To establish scholarship benchmarks within the School of Business, the following tiers are to be considered as heuristics in making evaluative judgements about our peers’ scholarly accomplishments, effective after the conclusion of the 2018-2019 academic calendar:

Tier 1 Scholarship

  • Peer-reviewed authorship (including co-authorship) of a journal article (print or online):
    • Empirical studies (aka “original research articles”)
    • Literature reviews
    • Theoretical articles
    • Methodological articles
    • Case studies
    • “Best Practices” articles
  • Authorship (including co-authorship) of a scholarly book, chapter, or editorship of same
  • Successfully funded peer-reviewed external grant proposal as a Principal Investigator or Co-Investigator

Tier 2 Scholarship

  • Presentation of original, peer-reviewed work at a conference:
    • Invited presentations (aka “keynotes,” “master lectures,” etc.)
    • Paper (aka “oral” or “podium”) presentations
    • Poster presentations
    • Membership on a panel or symposium
  • Authorship of a book (or other media) review published in a scholarly journal
  • Creation of instructional materials that are published in conjunction with textbooks:
    • Instructors’ manuals, study guides, or text banks
    • PowerPoint presentations or similar ancillary materials, online or otherwise, accepted by publishers as supplements to textbooks used at NJCU

Tier 3 Scholarship

  • Attendance at a national, regional, or international scholarly conference for the purposes of professional enrichment
  • Creation and development of a new course that is approved and offered at NJCU
  • Significant contribution to the development of a new academic program approved and offered to NJCU students
  • Service as a peer reviewer for a scholarly journal, conference, book, media outlet, or continuing education program
  • Presentation of scholarly work at a non-peer-reviewed conference
  • Membership on a doctoral dissertation committee
  • Authorship or presentation of original work that advances public knowledge of scholarly findings; can include publication in popular-press outlets, professional/trade publications, or electronic media
  • Presentation of scholarly work at a Gothic Research Forum or similar School- or University-organized research function
  • Successfully funded internal grant (e.g., SBR award) or non-peer-reviewed external grant proposal, expressly excluding sabbaticals

A Note on Predatory Journals and Conferences

“Predatory” journals and conferences are increasingly common in academia. Such outlets frequently offer the promise of rapid and/or easy acceptance (i.e., without the adequate rigor critical to the peer-review process), often in exchange for substantial payment. These outlets are to be avoided and should not be counted as evidence of one’s scholarly achievements. Likewise, so-called “vanity presses” and self-publication are not acceptable forms of Tier 1 scholarship.

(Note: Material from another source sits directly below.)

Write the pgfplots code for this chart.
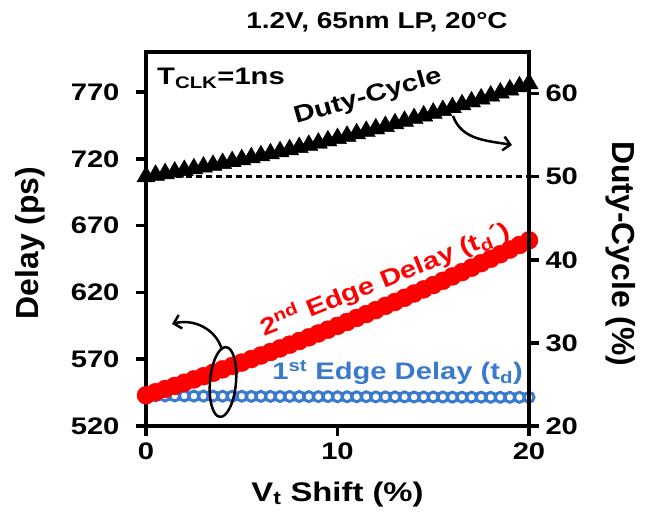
\documentclass[border=0pt]{standalone}
\usepackage{fontspec}
\setmainfont{Liberation Sans}[FakeStretch=1.22]
\newfontfamily\plainfont{Liberation Sans}
\usepackage{pgfplots}
\pgfplotsset{compat=1.18}
\usetikzlibrary{arrows.meta}
\definecolor{myred}{RGB}{255,0,0}
\definecolor{myblue}{RGB}{58,122,206}
\begin{document}
\begin{tikzpicture}
\path[use as bounding box] (-146bp,-88bp) rectangle (499bp,426bp);
\pgfplotsset{
  common/.style={
    at={(0,0)}, anchor=south west, scale only axis,
    width=383bp, height=374bp, xmin=0, xmax=20,
    tick align=outside, major tick length=10bp,
    every tick/.style={black, line width=3.5bp},
    axis line style={line width=4.5bp},
    tick label style={font=\bfseries\fontsize{24}{24}\selectfont},
    /pgf/number format/assume math mode=true,
    clip=false,
  }
}
\begin{axis}[common,
  ymin=520, ymax=800,
  xtick={0,10,20}, ytick={520,570,620,670,720,770},
  xtick pos=left, ytick pos=left,
  yticklabel style={xshift=-13bp},
  xticklabel style={yshift=-3bp},
  xlabel={V\textsubscript{t} Shift (\%)},
  xlabel style={font=\bfseries\fontsize{27}{27}\selectfont, at={(axis description cs:0.5,0)}, anchor=base, yshift=-75bp},
  ylabel={Delay (ps)},
  ylabel style={font=\plainfont\bfseries\fontsize{32}{32}\selectfont, at={(axis description cs:-0.303,0.489)}, anchor=center},
]
\addplot[only marks, mark=o, mark size=5bp, myblue, mark options={line width=3bp}] coordinates {
(0,542.6) (0.5,542.6) (1,542.5) (1.5,542.5) (2,542.5) (2.5,542.4) (3,542.4) (3.5,542.4) (4,542.3) (4.5,542.3)
(5,542.3) (5.5,542.2) (6,542.2) (6.5,542.2) (7,542.1) (7.5,542.1) (8,542.1) (8.5,542.0) (9,542.0) (9.5,542.0)
(10,541.9) (10.5,541.9) (11,541.9) (11.5,541.9) (12,541.8) (12.5,541.8) (13,541.8) (13.5,541.8) (14,541.7) (14.5,541.7)
(15,541.7) (15.5,541.7) (16,541.6) (16.5,541.6) (17,541.6) (17.5,541.6) (18,541.5) (18.5,541.5) (19,541.5) (19.5,541.5) (20,541.5)
};
\addplot[only marks, mark=*, mark size=9bp, myred, mark options={draw=myred, fill=myred}] coordinates {
(0,543.0) (0.5,545.3) (1,547.7) (1.5,550.0) (2,552.4) (2.5,554.9) (3,557.3) (3.5,559.8) (4,562.4) (4.5,564.9)
(5,567.5) (5.5,570.1) (6,572.8) (6.5,575.4) (7,578.1) (7.5,580.9) (8,583.6) (8.5,586.4) (9,589.3) (9.5,592.1)
(10,595.0) (10.5,597.9) (11,600.9) (11.5,603.8) (12,606.8) (12.5,609.9) (13,612.9) (13.5,616.0) (14,619.2) (14.5,622.3)
(15,625.5) (15.5,628.7) (16,632.0) (16.5,635.2) (17,638.5) (17.5,641.9) (18,645.2) (18.5,648.6) (19,652.1) (19.5,655.5) (20,659.0)
};
\end{axis}
\begin{axis}[common,
  ymin=20, ymax=65,
  axis x line=none, axis y line*=right,
  ytick={20,30,40,50,60},
  yticklabel style={xshift=3bp},
  ylabel={Duty-Cycle (\%)},
  ylabel style={font=\plainfont\bfseries\fontsize{32}{32}\selectfont, at={(axis description cs:1.240,0.46)}, anchor=center, rotate=180},
]
\addplot[black, line width=3bp, dash pattern=on 6bp off 4bp] coordinates {(0,50) (20,50)};
\addplot[only marks, mark=triangle*, mark size=10.5bp, black] coordinates {
(0,50.00) (0.5,50.18) (1,50.37) (1.5,50.56) (2,50.76) (2.5,50.96) (3,51.17) (3.5,51.38) (4,51.60) (4.5,51.82)
(5,52.05) (5.5,52.28) (6,52.52) (6.5,52.76) (7,53.01) (7.5,53.26) (8,53.52) (8.5,53.78) (9,54.05) (9.5,54.32)
(10,54.60) (10.5,54.88) (11,55.17) (11.5,55.46) (12,55.76) (12.5,56.06) (13,56.37) (13.5,56.68) (14,57.00) (14.5,57.32)
(15,57.65) (15.5,57.98) (16,58.32) (16.5,58.66) (17,59.01) (17.5,59.36) (18,59.72) (18.5,60.08) (19,60.45) (19.5,60.82) (20,61.20)
};
\end{axis}
\node[anchor=base, font=\bfseries\fontsize{23}{23}\selectfont] at (231bp,397bp) {1.2V, 65nm LP, 20°C};
\node[anchor=base west, inner sep=0, font=\bfseries\fontsize{24}{24}\selectfont] at (11bp,341bp) {T\textsubscript{CLK}=1ns};
\node[rotate=16, font=\bfseries\fontsize{24}{24}\selectfont] at (222bp,329bp) {Duty-Cycle};
\node[rotate=22, text=myred, font=\bfseries\fontsize{24}{24}\selectfont] at (239bp,147bp) {2\textsuperscript{nd} Edge Delay (t\textsubscript{d}´)};
\node[anchor=base east, inner sep=0, text=myblue, font=\bfseries\fontsize{24}{24}\selectfont] at (377bp,46bp) {1\textsuperscript{st} Edge Delay (t\textsubscript{d})};
\draw[line width=2.5bp, -{Straight Barb[length=7bp,width=14bp]}] (307bp,310bp) to[out=-70,in=170] (366bp,281bp);
\draw[line width=2.5bp, -{Straight Barb[length=7bp,width=14bp]}] (76bp,76bp) to[out=105,in=15] (26bp,102bp);
\draw[line width=2.5bp, rotate around={-5:(77bp,44bp)}] (77bp,44bp) ellipse [x radius=13bp, y radius=35bp];
\end{tikzpicture}
\end{document}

Some excellent peer-reviewed journals charge publication fees, most academic conferences require registration payment in order to present one’s work, and many reputable journals offer fast, online publication. Confusion can therefore result when it comes to selecting appropriate venues for disseminating one’s work. Faculty with questions about the suitability of a journal or conference and whether a venue might be deemed “predatory” or otherwise unacceptable should consult with their Department Chairperson and/or Dean’s Office for guidance.

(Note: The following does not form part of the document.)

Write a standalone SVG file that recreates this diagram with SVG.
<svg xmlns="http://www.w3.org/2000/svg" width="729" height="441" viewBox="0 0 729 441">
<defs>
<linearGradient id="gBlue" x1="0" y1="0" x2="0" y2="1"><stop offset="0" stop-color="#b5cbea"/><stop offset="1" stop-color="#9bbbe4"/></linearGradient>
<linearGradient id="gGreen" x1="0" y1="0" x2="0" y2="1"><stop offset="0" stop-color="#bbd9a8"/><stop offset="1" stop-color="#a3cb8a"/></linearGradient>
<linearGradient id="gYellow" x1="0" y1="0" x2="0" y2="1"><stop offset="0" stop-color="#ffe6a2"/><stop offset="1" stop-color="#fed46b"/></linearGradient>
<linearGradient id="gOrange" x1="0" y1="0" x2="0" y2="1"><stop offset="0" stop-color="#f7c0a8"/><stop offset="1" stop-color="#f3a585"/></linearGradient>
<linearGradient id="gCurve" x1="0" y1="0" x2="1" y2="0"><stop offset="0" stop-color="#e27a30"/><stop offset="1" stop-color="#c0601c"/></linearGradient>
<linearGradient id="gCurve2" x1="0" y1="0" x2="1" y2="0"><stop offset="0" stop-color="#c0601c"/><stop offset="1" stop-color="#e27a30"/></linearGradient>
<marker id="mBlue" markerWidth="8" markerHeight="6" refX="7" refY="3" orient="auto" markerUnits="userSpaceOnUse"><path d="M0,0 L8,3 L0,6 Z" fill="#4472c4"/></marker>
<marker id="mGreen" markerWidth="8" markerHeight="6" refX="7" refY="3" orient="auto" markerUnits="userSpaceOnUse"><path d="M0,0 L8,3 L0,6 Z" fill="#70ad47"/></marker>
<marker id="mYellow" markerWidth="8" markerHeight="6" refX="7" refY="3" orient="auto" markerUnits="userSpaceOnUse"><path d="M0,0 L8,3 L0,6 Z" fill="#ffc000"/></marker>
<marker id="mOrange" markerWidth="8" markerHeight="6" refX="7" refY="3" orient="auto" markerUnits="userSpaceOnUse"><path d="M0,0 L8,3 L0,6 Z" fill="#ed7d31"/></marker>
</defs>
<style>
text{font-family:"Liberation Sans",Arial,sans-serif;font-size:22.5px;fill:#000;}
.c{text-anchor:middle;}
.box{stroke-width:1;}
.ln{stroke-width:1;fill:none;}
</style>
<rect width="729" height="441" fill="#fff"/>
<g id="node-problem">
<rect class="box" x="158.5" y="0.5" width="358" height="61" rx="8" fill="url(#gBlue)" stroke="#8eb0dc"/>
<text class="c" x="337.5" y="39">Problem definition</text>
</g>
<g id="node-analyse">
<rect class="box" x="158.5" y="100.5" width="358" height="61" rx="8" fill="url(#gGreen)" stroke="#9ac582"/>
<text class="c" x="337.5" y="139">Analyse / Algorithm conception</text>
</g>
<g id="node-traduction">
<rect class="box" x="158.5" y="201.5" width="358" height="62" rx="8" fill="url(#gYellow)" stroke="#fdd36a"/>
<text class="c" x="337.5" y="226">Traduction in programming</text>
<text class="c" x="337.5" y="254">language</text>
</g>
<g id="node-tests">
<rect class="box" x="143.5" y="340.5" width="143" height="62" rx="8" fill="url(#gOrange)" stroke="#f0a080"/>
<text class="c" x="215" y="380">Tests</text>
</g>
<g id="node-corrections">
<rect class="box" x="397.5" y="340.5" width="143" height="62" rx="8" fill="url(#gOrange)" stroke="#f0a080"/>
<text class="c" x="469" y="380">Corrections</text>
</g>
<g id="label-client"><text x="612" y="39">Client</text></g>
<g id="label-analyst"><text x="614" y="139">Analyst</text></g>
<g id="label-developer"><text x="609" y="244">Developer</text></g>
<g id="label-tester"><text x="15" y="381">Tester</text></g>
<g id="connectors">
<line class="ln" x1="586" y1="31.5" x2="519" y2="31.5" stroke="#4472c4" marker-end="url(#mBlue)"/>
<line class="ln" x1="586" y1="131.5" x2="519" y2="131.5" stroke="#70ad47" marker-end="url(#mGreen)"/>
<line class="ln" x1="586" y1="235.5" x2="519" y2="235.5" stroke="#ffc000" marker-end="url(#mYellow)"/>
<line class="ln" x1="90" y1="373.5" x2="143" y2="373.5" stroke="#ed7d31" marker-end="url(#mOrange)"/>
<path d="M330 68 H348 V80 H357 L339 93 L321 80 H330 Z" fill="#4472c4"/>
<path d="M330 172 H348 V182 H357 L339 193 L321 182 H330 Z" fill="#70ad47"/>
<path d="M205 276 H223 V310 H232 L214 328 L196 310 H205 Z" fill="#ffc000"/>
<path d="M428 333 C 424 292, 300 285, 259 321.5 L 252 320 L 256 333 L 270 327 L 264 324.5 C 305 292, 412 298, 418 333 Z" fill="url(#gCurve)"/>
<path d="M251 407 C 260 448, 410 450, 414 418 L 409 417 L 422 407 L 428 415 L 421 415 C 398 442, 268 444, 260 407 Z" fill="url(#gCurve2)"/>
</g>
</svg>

Expectations for Faculty Scholarship

The expectations outlined below are designed as “expectations” insofar as they provide structure and guidance for the scholars in our School and those evaluating our scholarship:

Retention for Year 2: There is no specific expectation for immediate scholarly accomplishment in a colleague’s first semester as a tenure-track faculty member at NJCU. However, applicants for retention are encouraged to submit any evidence of recent accomplishments in their dossiers.

Retention and continuance along the tenure track: The pace of research productivity can vary among scholars according to their areas of inquiry, the peer-review process itself, or a host of other factors. Keeping this in mind, progression along the tenure-track should be accompanied by a growing body of scholarly accomplishment that will position the applicant to meet or exceed the expectations for tenure.

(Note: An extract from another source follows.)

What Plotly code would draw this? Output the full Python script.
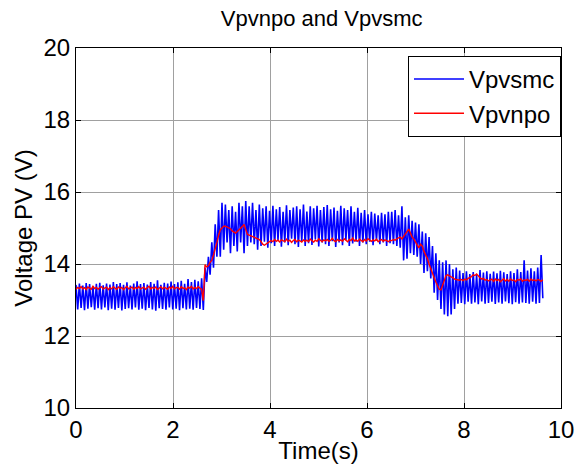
import plotly.graph_objects as go

# sample period of the recorded signals (s)
DT = 0.035

vpvsmc = [
    13.42, 12.74, 13.46, 12.78, 13.40, 12.72, 13.47, 12.76, 13.44, 12.80, 13.38, 12.73, 13.45, 12.77, 13.48, 12.74, 13.41, 12.79, 13.46, 12.72,
    13.43, 12.76, 13.50, 12.73, 13.44, 12.78, 13.47, 12.71, 13.42, 12.75, 13.49, 12.77, 13.40, 12.74, 13.46, 12.79, 13.52, 12.73, 13.44, 12.76,
    13.47, 12.72, 13.43, 12.78, 13.50, 12.74, 13.45, 12.70, 13.55, 12.77, 13.42, 12.75, 13.48, 12.73, 13.46, 12.79, 13.51, 12.74, 13.44, 12.76,
    13.49, 12.72, 13.53, 12.77, 13.45, 12.74, 13.58, 12.76, 13.50, 12.73, 13.56, 12.78, 13.52, 12.75, 13.60,
    12.72,
    13.9, 13.5, 14.2, 13.7, 14.6, 13.9, 15.1, 14.2, 15.5, 14.2,
    15.7, 14.4, 15.65, 14.6, 15.5, 14.3, 15.6, 14.5, 15.45, 14.35, 15.7, 14.6, 15.6, 14.3, 15.75, 14.5, 15.6, 14.6, 15.7, 14.55, 15.5, 14.4,
    15.65, 14.5, 15.55, 14.62, 15.6, 14.45, 15.48, 14.58, 15.62, 14.5, 15.52, 14.66, 15.58, 14.48, 15.45, 14.6, 15.63, 14.52, 15.5, 14.7,
    15.57, 14.55, 15.6, 14.47, 15.52, 14.62, 15.65, 14.5, 15.46, 14.58, 15.6, 14.53, 15.55, 14.68, 15.62, 14.49, 15.5, 14.6, 15.58, 14.55,
    15.64, 14.5, 15.52, 14.63, 15.57, 14.47, 15.48, 14.6, 15.62, 14.52, 15.55, 14.66, 15.5, 14.5, 15.6, 14.57, 15.45, 14.62, 15.56, 14.5,
    15.42, 14.6, 15.5, 14.55, 15.38, 14.62, 15.45, 14.52, 15.4, 14.65, 15.35, 14.55, 15.42, 14.6, 15.38, 14.5, 15.45, 14.58,
    15.45, 14.55, 15.5, 14.5, 15.35, 14.45, 15.6, 14.1, 15.3, 14.15, 15.35, 14.3, 15.2, 14.25, 15.15, 14.2, 15.1, 14.0, 14.9, 13.75,
    14.85, 13.8, 14.75, 13.6, 14.5, 13.2, 14.3, 13.0, 14.1, 12.75, 14.05, 12.6, 14.1, 12.55, 14.0, 12.6, 13.85, 12.75, 13.9, 12.9,
    13.82, 12.92, 13.75, 12.88, 13.8, 12.95, 13.72, 12.9, 13.78, 12.93, 13.7, 12.88, 13.83, 12.96, 13.76, 12.9, 13.8, 12.92, 13.73, 12.95,
    13.79, 12.89, 13.74, 12.93, 13.81, 12.9, 13.77, 12.96, 13.72, 12.91, 13.8, 12.88, 13.75, 12.94, 13.85, 12.9, 13.78, 12.93, 14.1, 12.92,
    13.82, 12.9, 13.88, 12.95, 13.8, 12.9, 13.9, 12.92, 14.25, 13.05,
]

vpvnpo = [
    13.30, 13.35, 13.32, 13.37, 13.31, 13.34, 13.29, 13.36, 13.33, 13.30, 13.38, 13.32, 13.35, 13.30, 13.34, 13.37, 13.31, 13.33, 13.36, 13.29,
    13.34, 13.31, 13.37, 13.33, 13.30, 13.36, 13.32, 13.35, 13.29, 13.34, 13.38, 13.31, 13.33, 13.36, 13.30, 13.35, 13.32, 13.37, 13.31, 13.34,
    13.36, 13.30, 13.33, 13.38, 13.31, 13.35, 13.32, 13.36, 13.29, 13.34, 13.37, 13.31, 13.35, 13.33, 13.30, 13.36, 13.32, 13.38, 13.31, 13.34,
    13.35, 13.30, 13.37, 13.32, 13.34, 13.29, 13.36, 13.33, 13.38, 13.31, 13.35, 13.32, 13.37, 13.33, 13.30,
    12.98,
    13.98, 13.92, 13.95, 14.05, 14.1, 14.25, 14.4, 14.6, 14.8, 14.95,
    15.0, 15.05, 15.05, 15.02, 15.0, 14.98, 14.92, 14.88, 14.86, 14.9, 14.94, 14.98, 15.04, 15.1, 14.95, 14.82, 14.8, 14.78, 14.76, 14.74, 14.72, 14.7,
    14.68, 14.62, 14.55, 14.52, 14.56, 14.6, 14.62,
    14.65, 14.62, 14.68, 14.63, 14.66, 14.61, 14.67, 14.64, 14.62, 14.69, 14.63, 14.66, 14.6, 14.65, 14.68, 14.62, 14.66, 14.64, 14.61, 14.67,
    14.63, 14.66, 14.62, 14.69, 14.64, 14.61, 14.66, 14.63, 14.7, 14.65, 14.62, 14.67, 14.64, 14.68, 14.63, 14.66, 14.71, 14.65, 14.62, 14.68,
    14.64, 14.67, 14.63, 14.7, 14.66, 14.62, 14.68, 14.65, 14.72, 14.64, 14.67, 14.63, 14.69, 14.66, 14.62, 14.68, 14.64, 14.7, 14.65, 14.63,
    14.67, 14.64, 14.69, 14.62, 14.66, 14.68, 14.63, 14.67, 14.65, 14.62, 14.66,
    14.65, 14.68, 14.66, 14.7, 14.72, 14.75, 14.7, 14.78, 14.85, 14.9, 14.97, 14.85, 14.75, 14.7, 14.62, 14.5, 14.45, 14.55, 14.5, 14.35,
    14.25, 14.15, 14.0, 13.85, 13.72, 13.62, 13.5, 13.38, 13.3, 13.28, 13.4, 13.55, 13.68, 13.7, 13.66, 13.64, 13.62, 13.58, 13.57, 13.56,
    13.55, 13.57, 13.54, 13.58, 13.56, 13.6, 13.62, 13.65, 13.7, 13.68, 13.72, 13.66, 13.62, 13.58, 13.6, 13.55, 13.57, 13.53, 13.56, 13.58,
    13.52, 13.58, 13.54, 13.57, 13.51, 13.56, 13.59, 13.53, 13.57, 13.52, 13.58, 13.54, 13.56, 13.51, 13.57, 13.55, 13.59, 13.52, 13.56, 13.54,
    13.57, 13.52, 13.58, 13.54, 13.56, 13.53, 13.57, 13.55, 13.52, 13.56,
]

time_s = [i * DT for i in range(len(vpvsmc))]

x_ticks = [0, 2, 4, 6, 8, 10]
y_ticks = [10, 12, 14, 16, 18, 20]

FONT = "Liberation Sans, Arial, Helvetica, sans-serif"

fig = go.Figure()
fig.add_trace(go.Scatter(x=time_s, y=vpvsmc, mode="lines", name="Vpvsmc",
                         line=dict(color="rgb(0,0,255)", width=1.6)))
fig.add_trace(go.Scatter(x=time_s, y=vpvnpo, mode="lines", name="Vpvnpo",
                         line=dict(color="rgb(255,0,0)", width=1.4)))

axis_common = dict(
    showline=True, linecolor="black", linewidth=1, mirror="ticks",
    ticks="inside", ticklen=5, tickcolor="black",
    showgrid=True, gridcolor="rgb(160,160,160)", gridwidth=1,
    zeroline=False, tickfont=dict(family=FONT, size=24, color="black"),
)

fig.update_layout(
    width=586, height=474,
    margin=dict(l=76, r=18, t=48, b=66),
    paper_bgcolor="white", plot_bgcolor="white",
    title=dict(text="Vpvnpo and Vpvsmc", x=0.549, xanchor="center", y=0.962, yanchor="middle",
               font=dict(family=FONT, size=22, color="black")),
    xaxis=dict(range=[0, 10], tickvals=x_ticks, ticktext=[str(v) for v in x_ticks],
               title=dict(text="Time(s)", font=dict(family=FONT, size=24, color="black"), standoff=0),
               **axis_common),
    yaxis=dict(range=[10, 20], tickvals=y_ticks, ticktext=[str(v) for v in y_ticks],
               title=dict(text="Voltage PV (V)", font=dict(family=FONT, size=24, color="black"), standoff=4),
               **axis_common),
    legend=dict(x=1.0, y=0.978, xanchor="right", yanchor="top",
                bgcolor="white", bordercolor="black", borderwidth=1,
                itemwidth=50, tracegroupgap=0,
                font=dict(family=FONT, size=24, color="black")),
    showlegend=True,
)

fig.write_html("out.html")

Tenure application: For the purposes of awarding tenure, this document serves as a guideline rather than a requirement and is subject to interpretation based on each applicant’s record taken as a whole. By the time faculty members submit their tenure dossiers, they generally should have evidence of at least three instances of Tier 1 scholarship and four or more instances of Tier 2 scholarship, in addition to any number of Tier 3 activities. Dossiers should indicate a line of scholarly accomplishments that will continue to grow and evolve post-tenure, showing “clear evidence of the ability and willingness to make a significant and continuing contribution to the institution’s growth and development” (NJCU Faculty Handbook, 2009, p. 79).